In an interview with GB News, he said: “It’s far more pervasive across the country than actually we all realise.

“We all know the reason that people don’t focus on it. It’s because of political correctness and they’re scared of calling out the fact that there’s a particular group of people who are perpetuating these crimes, and I think that’s wrong, and I want to change that as prime minister.

“I want to make sure that all police forces record the ethnicity of those involved, which currently is not done because people don’t want to do that.

“I want to create a brand new life sentence for those involved in grooming with very limited options for parole because I’m not going to let political correctness stand in the way of tackling this absolutely horrific crime.”

Ms Truss, who will be attending the Commonwealth Games in Birmingham later, is expected to set out economic reforms which her campaign team claims will “promote regional growth by reviewing funding to supercharge the right kind of investment”.

Her plans include reviewing the levelling-up formula to fix underinvestment in regional infrastructure and create low tax, low regulation “investment zones” or “full-fat freeports” on brownfield sites.
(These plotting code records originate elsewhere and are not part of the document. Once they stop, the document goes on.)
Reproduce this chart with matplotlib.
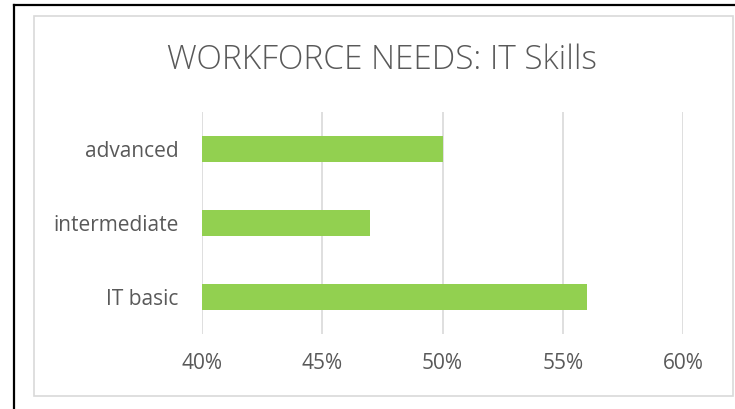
import matplotlib.pyplot as plt
from matplotlib.patches import Rectangle
from matplotlib.ticker import PercentFormatter

categories = ["IT basic", "intermediate", "advanced"]
values = [56, 47, 50]
ticks = [40, 45, 50, 55, 60]

plt.rcParams['font.family'] = ['Open Sans', 'DejaVu Sans']

W, H = 735, 409
fig = plt.figure(figsize=(W / 100, H / 100), dpi=100)

# outer black frame (top + left only) and inner gray chart box
fig.add_artist(plt.Line2D([13.5 / W, 13.5 / W], [0, 1 - 5 / H], color="black", lw=1.6))
fig.add_artist(plt.Line2D([13.5 / W, 1], [1 - 5 / H, 1 - 5 / H], color="black", lw=1.6))
fig.add_artist(Rectangle((34 / W, 1 - 396 / H), (733 - 34) / W, (396 - 16) / H,
                         transform=fig.transFigure, fill=False, ec="#d9d9d9", lw=1.2))

ax = fig.add_axes([202 / W, 1 - 334 / H, (683 - 202) / W, (334 - 112) / H])
ax.barh(categories, values, height=0.34, color="#92d050", zorder=3)
ax.set_xlim(40, 60)
ax.set_ylim(-0.5, 2.5)
ax.set_xticks(ticks)
ax.xaxis.set_major_formatter(PercentFormatter(decimals=0))
ax.grid(axis="x", color="#d9d9d9", lw=1.2, zorder=0)
for s in ax.spines.values():
    s.set_visible(False)
ax.tick_params(length=0, labelsize=15, colors="#595959")
ax.tick_params(axis="x", pad=14)
ax.tick_params(axis="y", pad=17)

fig.text(382 / W, 1 - 60 / H, "WORKFORCE NEEDS: IT Skills", ha="center", va="center",
         fontsize=24, color="#595959", fontweight="light")

fig.savefig("out.png", dpi=100)
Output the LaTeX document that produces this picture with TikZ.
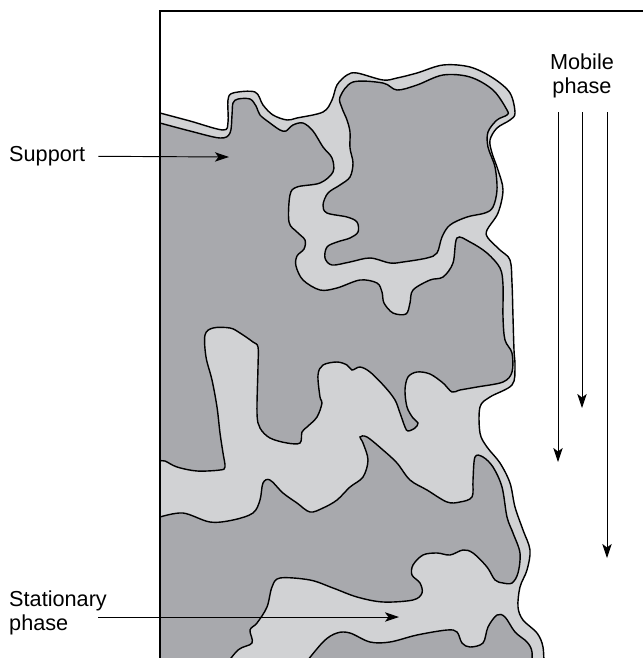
\documentclass[tikz,border=0pt]{standalone}
\usepackage{fontspec}
\setmainfont{Liberation Sans}
\usetikzlibrary{arrows.meta}
\definecolor{supportgray}{RGB}{168,169,173}
\definecolor{phasegray}{RGB}{209,210,212}

\begin{document}
\begin{tikzpicture}[x=0.03cm,y=-0.03cm]
\tikzstyle{every node}=[inner sep=0pt, font=\fontsize{18.5}{20.5}\selectfont]
\tikzstyle{film}=[fill=phasegray, draw=black, line width=1.2pt]
\tikzstyle{grain}=[fill=supportgray, draw=black, line width=1.2pt]
\tikzstyle{flow}=[line width=0.8pt, -{Stealth[length=12pt,width=8pt,inset=3pt]}]
\useasboundingbox (0,0) rectangle (643,658);
% stationary phase film over the whole surface
\draw[film] plot[smooth,tension=.55] coordinates {(160,113) (190,121) (223,130) (228,122) (228,100) (233,93) (255,92) (263,105) (273,115) (287,120) (297,118) (323,112) (332,100) (337,85) (347,75) (357,73) (383,80) (397,78) (417,73) (443,65) (470,67) (493,78) (510,93) (515,113) (510,120) (497,128) (490,140) (492,153) (498,170) (503,190) (498,213) (487,230) (488,238) (500,250) (510,260) (512,283) (513,317) (514,350) (515,367) (512,385) (490,397) (480,407) (480,433) (487,447) (500,463) (510,483) (515,507) (523,530) (530,550) (527,570) (520,587) (518,607) (523,620) (537,633) (543,647) (544,670)} -- (160,670) -- cycle;
% support: main body at the wall
\draw[grain] plot[smooth,tension=.55] coordinates {(160,123) (190,131) (220,138) (230,133) (232,115) (233,103) (238,99) (250,99) (256,106) (260,115) (270,123) (280,130) (286,131) (293,125) (303,123) (313,131) (323,147) (332,158) (333,172) (320,183) (297,187) (290,195) (289,222) (297,232) (305,240) (304,249) (297,256) (296,266) (303,280) (320,290) (337,288) (360,280) (377,283) (382,292) (384,303) (393,313) (406,314) (410,303) (413,290) (430,280) (443,277) (453,263) (457,238) (470,242) (487,253) (500,268) (503,285) (503,317) (505,340) (512,353) (512,372) (503,382) (477,387) (460,390) (452,392) (443,383) (430,374) (417,372) (408,377) (405,390) (407,407) (413,418) (418,423) (415,428) (408,431) (405,427) (400,413) (395,400) (385,387) (370,372) (360,367) (352,370) (347,365) (337,362) (323,365) (318,375) (320,397) (322,403) (317,417) (307,427) (302,432) (300,443) (287,443) (270,438) (260,428) (257,413) (258,367) (258,347) (253,342) (240,333) (230,328) (213,328) (205,335) (206,357) (212,380) (217,407) (220,433) (223,453) (225,467) (220,470) (197,471) (177,467) (165,461) (160,461)} -- cycle;
% support: island under the film
\draw[grain] plot[smooth cycle,tension=.55] coordinates {(340,97) (353,82) (383,83) (397,90) (417,85) (443,75) (470,77) (493,90) (507,110) (507,115) (497,120) (488,132) (488,147) (495,167) (497,190) (493,207) (485,213) (467,217) (450,225) (442,237) (437,253) (427,258) (403,262) (390,263) (370,258) (350,262) (332,265) (325,258) (327,247) (337,242) (350,238) (358,232) (357,222) (347,217) (327,213) (323,205) (328,193) (340,185) (350,177) (353,163) (350,148) (350,132) (347,120) (342,108)};
% support: lower body
\draw[grain] plot[smooth,tension=.55] coordinates {(160,517) (183,513) (210,522) (233,520) (253,513) (260,500) (263,483) (270,480) (283,493) (297,503) (310,512) (323,508) (337,500) (350,487) (363,477) (368,460) (363,443) (360,437) (367,437) (383,450) (397,463) (410,480) (427,490) (447,502) (460,502) (472,497) (473,480) (475,457) (483,457) (493,467) (502,487) (507,517) (513,533) (520,553) (518,573) (512,583) (503,583) (495,580) (487,567) (473,553) (463,550) (450,555) (437,553) (423,555) (413,565) (412,575) (420,583) (422,593) (413,600) (383,602) (357,597) (333,588) (310,580) (280,578) (272,587) (267,607) (257,623) (250,630) (252,643) (238,650) (222,670)} -- (160,670) -- cycle;
% support: bottom corner
\draw[grain] plot[smooth,tension=.55] coordinates {(300,670) (323,642) (337,633) (350,633) (370,642) (390,642) (417,635) (447,630) (457,632) (462,643) (470,647) (483,643) (488,627) (497,615) (505,617) (515,632) (527,642) (532,652) (531,670)} -- cycle;
% column wall
\draw[line width=1.2pt] (160,670) -- (160,11) -- (660,11);
% labels
\node (support) [anchor=west] at (9,156) {Support};
\coordinate (supportTip) at (229,157);
\draw[flow, shorten <=11pt] (support) -- (supportTip);
\node (stationary) [anchor=north west, align=left] at (9,591) {Stationary\\phase};
\coordinate (stationaryTail) at (98,617);
\coordinate (stationaryTip) at (399,617);
\draw[flow] (stationaryTail) -- (stationaryTip);
\node (mobile) [anchor=north, align=center] at (582,54) {Mobile\\phase};
\coordinate (flowA) at (558,112);
\coordinate (flowAtip) at (558,462);
\coordinate (flowB) at (582,112);
\coordinate (flowBtip) at (582,408);
\coordinate (flowC) at (607,112);
\coordinate (flowCtip) at (607,558);
\draw[flow] (flowA) -- (flowAtip);
\draw[flow] (flowB) -- (flowBtip);
\draw[flow] (flowC) -- (flowCtip);
\end{tikzpicture}
\end{document}
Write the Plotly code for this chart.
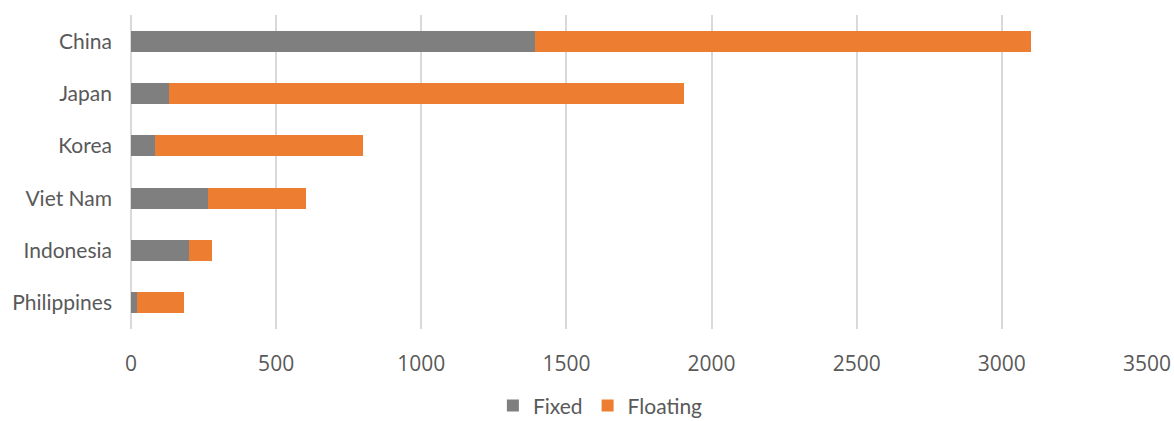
import plotly.graph_objects as go

categories = ["China", "Japan", "Korea", "Viet Nam", "Indonesia", "Philippines"]
fixed = [1390, 131, 83, 265, 200, 21]
floating = [1710, 1775, 715, 337, 79, 161]
x_ticks = [0, 500, 1000, 1500, 2000, 2500, 3000, 3500]

fig = go.Figure()
fig.add_trace(go.Bar(y=categories, x=fixed, name="Fixed", orientation="h",
                     marker=dict(color="#7f7f7f", line=dict(width=0))))
fig.add_trace(go.Bar(y=categories, x=floating, name="Floating", orientation="h",
                     marker=dict(color="#ed7d31", line=dict(width=0))))

fig.update_layout(
    width=1174, height=421,
    barmode="stack", bargap=0.6,
    margin=dict(l=131, r=27, t=15, b=92, autoexpand=False),
    paper_bgcolor="white", plot_bgcolor="white",
    font=dict(family="Lato", size=21, color="#595959"),
    showlegend=True,
    legend=dict(orientation="h", x=0.462, xanchor="center", y=-0.245, yanchor="middle",
                font=dict(size=21, family="Lato", color="#595959"),
                itemwidth=30, traceorder="normal"),
)
fig.update_xaxes(range=[0, 3500], tickvals=x_ticks, showgrid=True, gridcolor="#d9d9d9",
                 gridwidth=2, zeroline=True, zerolinecolor="#d9d9d9", zerolinewidth=2,
                 showline=False, ticks="", ticklabelstandoff=20, automargin=False,
                 tickfont=dict(family="Open Sans", size=21, color="#595959"))
fig.update_yaxes(categoryorder="array", categoryarray=categories, autorange="reversed",
                 showgrid=False, showline=False, ticks="", ticklabelstandoff=18, automargin=False,
                 tickfont=dict(family="Lato", size=21, color="#595959"))

fig.write_html("out.html")
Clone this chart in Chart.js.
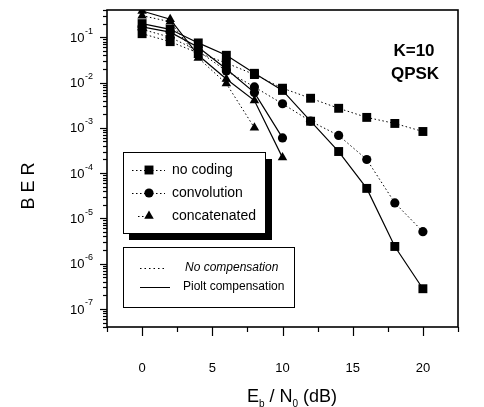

However, a campaign spokesman for Mr Sunak accused Ms Truss’s team of “copy and pasting” policies the former chancellor had already put in place.

They argued “investment zones” are simply a copy of the freeports he pioneered as chancellor and that Ms Truss’s plan to review the levelling-up formula comes nearly two years after he reformed it.

Ms Truss and Mr Sunak are seeking support from Tory members to be elected the next party leader and prime minister. Voting has begun, with the result to be announced on September 5.